What is needed. Without the pictures, repeat the listing character for character.

Information supplied.
-=-=-

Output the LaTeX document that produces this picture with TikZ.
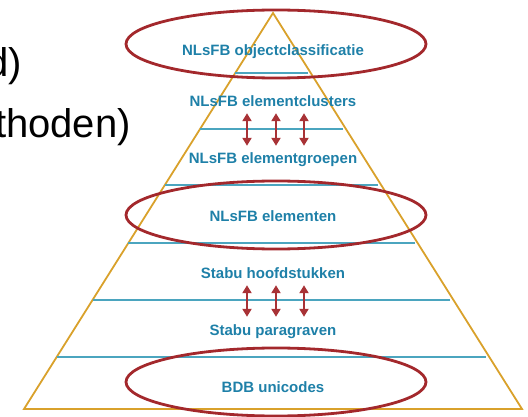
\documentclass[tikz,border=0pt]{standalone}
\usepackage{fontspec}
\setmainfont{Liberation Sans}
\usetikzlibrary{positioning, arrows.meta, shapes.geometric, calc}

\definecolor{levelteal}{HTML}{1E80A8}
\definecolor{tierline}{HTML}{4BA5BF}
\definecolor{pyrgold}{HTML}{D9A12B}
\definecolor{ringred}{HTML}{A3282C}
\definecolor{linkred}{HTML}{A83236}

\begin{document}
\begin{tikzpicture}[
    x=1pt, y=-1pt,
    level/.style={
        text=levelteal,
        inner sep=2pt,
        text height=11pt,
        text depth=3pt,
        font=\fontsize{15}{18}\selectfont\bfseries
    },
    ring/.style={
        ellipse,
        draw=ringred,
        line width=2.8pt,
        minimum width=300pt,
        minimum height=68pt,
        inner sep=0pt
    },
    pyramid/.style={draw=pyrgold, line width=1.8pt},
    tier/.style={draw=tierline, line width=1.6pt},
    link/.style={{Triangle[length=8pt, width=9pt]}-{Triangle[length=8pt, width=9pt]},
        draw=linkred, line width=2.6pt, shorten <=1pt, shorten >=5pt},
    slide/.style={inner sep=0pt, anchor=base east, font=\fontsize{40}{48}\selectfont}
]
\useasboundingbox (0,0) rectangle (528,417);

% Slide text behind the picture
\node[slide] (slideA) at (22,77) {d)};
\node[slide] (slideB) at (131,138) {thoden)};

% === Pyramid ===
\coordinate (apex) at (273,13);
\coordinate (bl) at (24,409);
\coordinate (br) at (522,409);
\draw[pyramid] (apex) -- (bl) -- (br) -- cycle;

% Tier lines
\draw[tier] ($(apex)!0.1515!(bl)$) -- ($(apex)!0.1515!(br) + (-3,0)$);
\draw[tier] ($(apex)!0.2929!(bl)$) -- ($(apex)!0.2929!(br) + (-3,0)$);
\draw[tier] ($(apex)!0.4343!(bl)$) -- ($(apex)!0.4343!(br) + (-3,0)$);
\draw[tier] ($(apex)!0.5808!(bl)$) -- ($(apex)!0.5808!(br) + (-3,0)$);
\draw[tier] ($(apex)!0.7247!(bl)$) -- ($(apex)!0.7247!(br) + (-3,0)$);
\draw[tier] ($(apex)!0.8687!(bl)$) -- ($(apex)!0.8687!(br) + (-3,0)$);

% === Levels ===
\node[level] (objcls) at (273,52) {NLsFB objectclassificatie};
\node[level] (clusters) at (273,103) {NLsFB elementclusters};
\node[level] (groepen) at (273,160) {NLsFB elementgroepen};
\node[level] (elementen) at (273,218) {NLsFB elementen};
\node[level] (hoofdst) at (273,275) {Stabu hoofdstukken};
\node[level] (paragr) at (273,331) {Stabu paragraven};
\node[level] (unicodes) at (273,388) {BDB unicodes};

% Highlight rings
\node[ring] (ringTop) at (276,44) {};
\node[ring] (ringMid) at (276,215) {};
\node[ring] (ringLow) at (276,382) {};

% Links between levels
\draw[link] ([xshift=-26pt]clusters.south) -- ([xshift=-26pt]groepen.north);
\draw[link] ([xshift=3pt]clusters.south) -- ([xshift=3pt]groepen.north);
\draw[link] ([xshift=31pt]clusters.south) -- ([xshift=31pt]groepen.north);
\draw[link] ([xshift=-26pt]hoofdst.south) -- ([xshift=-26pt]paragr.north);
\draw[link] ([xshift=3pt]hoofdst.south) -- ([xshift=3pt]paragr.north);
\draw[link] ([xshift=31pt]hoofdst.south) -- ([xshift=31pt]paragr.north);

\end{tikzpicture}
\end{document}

-=-=-

The completed task.
Output the LaTeX document that produces this picture with TikZ.
\documentclass[tikz,border=0pt]{standalone}
\usepackage{fontspec}
\setmainfont{Liberation Sans}
\usetikzlibrary{positioning, arrows.meta, shapes.geometric, calc}

\definecolor{levelteal}{HTML}{1E80A8}
\definecolor{tierline}{HTML}{4BA5BF}
\definecolor{pyrgold}{HTML}{D9A12B}
\definecolor{ringred}{HTML}{A3282C}
\definecolor{linkred}{HTML}{A83236}

\begin{document}
\begin{tikzpicture}[
    x=1pt, y=-1pt,
    level/.style={
        text=levelteal,
        inner sep=2pt,
        text height=11pt,
        text depth=3pt,
        font=\fontsize{15}{18}\selectfont\bfseries
    },
    ring/.style={
        ellipse,
        draw=ringred,
        line width=2.8pt,
        minimum width=300pt,
        minimum height=68pt,
        inner sep=0pt
    },
    pyramid/.style={draw=pyrgold, line width=1.8pt},
    tier/.style={draw=tierline, line width=1.6pt},
    link/.style={{Triangle[length=8pt, width=9pt]}-{Triangle[length=8pt, width=9pt]},
        draw=linkred, line width=2.6pt, shorten <=1pt, shorten >=5pt},
    slide/.style={inner sep=0pt, anchor=base east, font=\fontsize{40}{48}\selectfont}
]
\useasboundingbox (0,0) rectangle (528,417);

% Slide text behind the picture
\node[slide] (slideA) at (22,77) {d)};
\node[slide] (slideB) at (131,138) {thoden)};

% === Pyramid ===
\coordinate (apex) at (273,13);
\coordinate (bl) at (24,409);
\coordinate (br) at (522,409);
\draw[pyramid] (apex) -- (bl) -- (br) -- cycle;

% Tier lines
\draw[tier] ($(apex)!0.1515!(bl)$) -- ($(apex)!0.1515!(br) + (-3,0)$);
\draw[tier] ($(apex)!0.2929!(bl)$) -- ($(apex)!0.2929!(br) + (-3,0)$);
\draw[tier] ($(apex)!0.4343!(bl)$) -- ($(apex)!0.4343!(br) + (-3,0)$);
\draw[tier] ($(apex)!0.5808!(bl)$) -- ($(apex)!0.5808!(br) + (-3,0)$);
\draw[tier] ($(apex)!0.7247!(bl)$) -- ($(apex)!0.7247!(br) + (-3,0)$);
\draw[tier] ($(apex)!0.8687!(bl)$) -- ($(apex)!0.8687!(br) + (-3,0)$);

% === Levels ===
\node[level] (objcls) at (273,52) {NLsFB objectclassificatie};
\node[level] (clusters) at (273,103) {NLsFB elementclusters};
\node[level] (groepen) at (273,160) {NLsFB elementgroepen};
\node[level] (elementen) at (273,218) {NLsFB elementen};
\node[level] (hoofdst) at (273,275) {Stabu hoofdstukken};
\node[level] (paragr) at (273,331) {Stabu paragraven};
\node[level] (unicodes) at (273,388) {BDB unicodes};

% Highlight rings
\node[ring] (ringTop) at (276,44) {};
\node[ring] (ringMid) at (276,215) {};
\node[ring] (ringLow) at (276,382) {};

% Links between levels
\draw[link] ([xshift=-26pt]clusters.south) -- ([xshift=-26pt]groepen.north);
\draw[link] ([xshift=3pt]clusters.south) -- ([xshift=3pt]groepen.north);
\draw[link] ([xshift=31pt]clusters.south) -- ([xshift=31pt]groepen.north);
\draw[link] ([xshift=-26pt]hoofdst.south) -- ([xshift=-26pt]paragr.north);
\draw[link] ([xshift=3pt]hoofdst.south) -- ([xshift=3pt]paragr.north);
\draw[link] ([xshift=31pt]hoofdst.south) -- ([xshift=31pt]paragr.north);

\end{tikzpicture}
\end{document}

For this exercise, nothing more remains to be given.